Wednesday, May 1, 2024

Butler County Jail and ICE Violate Labor and Immigration Laws, Line Official Claims Coffee Packets for Work are "Monetary"

 

 

In 2019 I published records on the work program for those in custody under immigration laws at the Butler County, Ohio jail, as well as my interview with the warden.  The gist is that the program was paying people for work with coffee packets.  The sherriff expressed his view that it was fine for him to employ the same protocols for people in custody under criminal laws for people in ICE custody. 

In reporting on this, I contacted ICE's public relations office.  When they failed to answer my questions about the discrepancies between the programs and the law, I filed an additional FOIA request.

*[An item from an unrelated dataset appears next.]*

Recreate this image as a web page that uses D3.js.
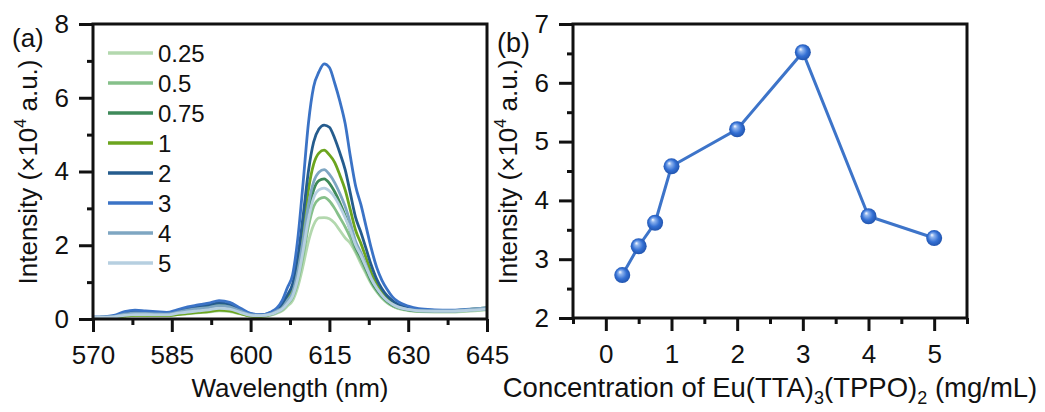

Five years after failing to provide responsive records and four years into litigation, ICE yesterday released some damning emails - 169 pp.).  

6:04 p.m.  


The highlights: ICE confirms the Butler County program was not in compliance; the inspection group erroneously claimed the jail did not have a work program and omitted any evaluation of the unlawful practices; and other jails also were and likely are still out of compliance.

6:12 p.m. (DSM = Detention Service Manager, supposed to monitor compliance)


I'll fill in the details later but wanted to make this available asap.  It is further evidence that the compliance reports are garbage and that ICE knows this.  The good news is that ICE did finally release information underscoring the agency's disrespect for the rule of law.  The bad news is that sitting on it so long -- part of a pattern and practice of violating the FOIA -- deprives the public of real-time accountability, though it may still be quite useful for suing Butler and other jails that violated their contracts and the law.

It also raises more questions about what is going with the DOJ's amicus brief supporting the work program protocols ICE officials internally affirmed to be unlawful.